BAGHDAD – A suicide car bombing ripped through an outdoor market in a Shiite-dominated northeastern district of Baghdad on Tuesday morning, killing at least 11 people, officials said, as government forces deployed in most of the Iraqi capital and closed off major roads around the city.
The developments came on the heels of two large-scale attacks claimed by the Islamic State groupthat killed more than 300 people last week. On Monday, visiting U.S. Defense Secretary Ash Carter said Washington will send 560 more troops to Iraq to help battle IS.
In Tuesday’s bombing, the explosives-laden pickup truck exploded during the morning rush hour at a vegetable and fruit market in the al-Rashidiya district, a police officer said. The blast killed 11 and wounded up to 32, and also damaged several cars, he added.
A medical official confirmed the casualty figures. Both officials spoke on condition of anonymity as they were not authorized to talk to the media.

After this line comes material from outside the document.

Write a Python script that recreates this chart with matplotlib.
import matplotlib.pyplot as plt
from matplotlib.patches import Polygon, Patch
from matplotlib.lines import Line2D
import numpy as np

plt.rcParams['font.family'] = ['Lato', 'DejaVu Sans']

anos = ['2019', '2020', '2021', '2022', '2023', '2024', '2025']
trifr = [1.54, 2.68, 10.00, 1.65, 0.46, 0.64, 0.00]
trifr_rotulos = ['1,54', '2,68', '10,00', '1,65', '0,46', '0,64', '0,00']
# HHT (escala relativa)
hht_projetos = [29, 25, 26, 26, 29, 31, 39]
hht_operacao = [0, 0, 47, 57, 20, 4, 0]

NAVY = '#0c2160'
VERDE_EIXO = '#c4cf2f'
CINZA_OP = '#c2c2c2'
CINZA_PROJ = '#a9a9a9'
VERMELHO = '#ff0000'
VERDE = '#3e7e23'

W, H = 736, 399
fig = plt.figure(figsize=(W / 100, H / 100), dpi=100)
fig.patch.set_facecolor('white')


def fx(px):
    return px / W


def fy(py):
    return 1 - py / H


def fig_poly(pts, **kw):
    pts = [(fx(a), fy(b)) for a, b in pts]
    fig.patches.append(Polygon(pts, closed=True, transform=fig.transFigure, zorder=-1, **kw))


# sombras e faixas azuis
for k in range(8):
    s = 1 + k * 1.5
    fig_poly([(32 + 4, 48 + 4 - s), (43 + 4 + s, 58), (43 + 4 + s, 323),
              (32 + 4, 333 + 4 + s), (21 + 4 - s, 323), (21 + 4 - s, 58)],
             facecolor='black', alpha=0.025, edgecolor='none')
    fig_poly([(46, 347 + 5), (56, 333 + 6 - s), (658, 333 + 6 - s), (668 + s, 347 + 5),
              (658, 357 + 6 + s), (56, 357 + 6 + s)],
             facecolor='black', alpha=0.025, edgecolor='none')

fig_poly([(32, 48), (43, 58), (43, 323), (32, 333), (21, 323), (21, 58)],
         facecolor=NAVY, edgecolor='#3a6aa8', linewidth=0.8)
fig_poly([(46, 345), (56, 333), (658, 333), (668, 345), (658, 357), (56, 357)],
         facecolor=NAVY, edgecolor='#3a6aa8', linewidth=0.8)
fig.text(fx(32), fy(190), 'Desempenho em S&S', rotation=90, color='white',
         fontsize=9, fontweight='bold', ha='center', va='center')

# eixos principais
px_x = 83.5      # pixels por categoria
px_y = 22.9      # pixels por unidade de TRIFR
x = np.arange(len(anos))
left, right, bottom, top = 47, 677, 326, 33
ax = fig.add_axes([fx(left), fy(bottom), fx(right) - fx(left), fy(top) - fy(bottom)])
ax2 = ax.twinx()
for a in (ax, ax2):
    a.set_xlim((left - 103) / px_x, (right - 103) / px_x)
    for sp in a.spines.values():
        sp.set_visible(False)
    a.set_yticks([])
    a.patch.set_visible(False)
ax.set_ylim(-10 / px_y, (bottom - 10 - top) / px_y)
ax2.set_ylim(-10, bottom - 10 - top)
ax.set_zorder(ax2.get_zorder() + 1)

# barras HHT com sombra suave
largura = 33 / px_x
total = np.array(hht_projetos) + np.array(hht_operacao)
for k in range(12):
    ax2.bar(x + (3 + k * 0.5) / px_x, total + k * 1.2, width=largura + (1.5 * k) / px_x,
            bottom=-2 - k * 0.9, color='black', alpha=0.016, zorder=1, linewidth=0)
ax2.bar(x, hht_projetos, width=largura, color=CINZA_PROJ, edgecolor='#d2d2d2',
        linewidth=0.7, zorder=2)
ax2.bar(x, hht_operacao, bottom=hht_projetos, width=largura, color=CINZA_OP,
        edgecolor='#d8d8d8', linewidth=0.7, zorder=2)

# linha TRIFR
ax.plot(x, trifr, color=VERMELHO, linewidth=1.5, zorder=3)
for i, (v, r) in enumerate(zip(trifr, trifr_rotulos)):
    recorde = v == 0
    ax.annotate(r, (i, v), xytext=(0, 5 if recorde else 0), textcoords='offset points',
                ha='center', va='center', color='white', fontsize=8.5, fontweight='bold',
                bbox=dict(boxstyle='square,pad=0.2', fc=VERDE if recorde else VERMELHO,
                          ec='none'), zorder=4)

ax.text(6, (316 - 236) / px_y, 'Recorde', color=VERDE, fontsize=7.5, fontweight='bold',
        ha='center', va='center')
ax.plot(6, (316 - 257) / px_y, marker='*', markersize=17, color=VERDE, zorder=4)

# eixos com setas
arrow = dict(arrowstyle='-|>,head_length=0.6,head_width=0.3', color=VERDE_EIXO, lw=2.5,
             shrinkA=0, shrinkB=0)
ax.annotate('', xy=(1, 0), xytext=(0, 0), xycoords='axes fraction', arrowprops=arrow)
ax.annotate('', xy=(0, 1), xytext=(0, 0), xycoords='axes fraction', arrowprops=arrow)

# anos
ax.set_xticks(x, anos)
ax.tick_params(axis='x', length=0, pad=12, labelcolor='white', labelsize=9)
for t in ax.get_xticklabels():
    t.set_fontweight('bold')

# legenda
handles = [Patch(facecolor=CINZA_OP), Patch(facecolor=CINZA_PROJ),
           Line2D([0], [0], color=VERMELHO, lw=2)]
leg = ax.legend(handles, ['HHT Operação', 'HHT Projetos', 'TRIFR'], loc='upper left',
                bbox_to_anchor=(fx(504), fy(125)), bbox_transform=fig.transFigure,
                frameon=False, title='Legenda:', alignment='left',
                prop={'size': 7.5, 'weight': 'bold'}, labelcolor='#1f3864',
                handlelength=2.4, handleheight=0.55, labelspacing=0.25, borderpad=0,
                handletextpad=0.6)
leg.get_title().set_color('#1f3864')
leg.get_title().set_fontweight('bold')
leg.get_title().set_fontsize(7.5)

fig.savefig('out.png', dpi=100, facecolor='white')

No group immediately claimed responsibility for the attack, but it bore the hallmarks of the Islamic State group. The Sunni extremists, who consider Shiites heretics, swept across northern and western Iraq in the summer of 2014, capturing large chunks of territory and plunging the country into its worst crisis since U.S. troops left at the end of 2011.
Last week, IS killed more than 300 people in two attacks. A massive truck bombing struck a bustling commercial area in a Baghdad’s predominantly Shiite neighborhood of Karada, killing 292 people — one of the deadliest attacks since the 2003 U.S.-led invasion. And last Thursday, an attack at a Shiite shrine north of Baghdad killed 37 people.
Iraqi government forces deployed across Baghdad on Tuesday, closing off main roads and snarling traffic. The Interior Ministry spokesman, Brig. Gen. Saad Maan, said the troops were “practicing for a planned military parade for a specific occasion.” Maan didn’t name the occasion, but the country is due to mark the anniversary of its 1958 overthrow of a Hashemite monarchy and the declaration of Iraq as a republic on Thursday.
The recent uptick in IS attacks beyond the front lines demonstrated the IS group’s ability to launch lethal attacks despite recent territorial losses in both Iraq and Syria, where it has established a self-proclaimed caliphate. IS militants still hold pockets of territory in northern and western Iraq.
According to Carter, who on Monday met with top Iraqi officials, the new American forces should arrive in the coming weeks. They will primarily be tasked with transforming an air base retaken this month from IS into a staging hub for the long-awaited battle to recapture Mosul — Iraq’s second-largest city — from Islamic State militants.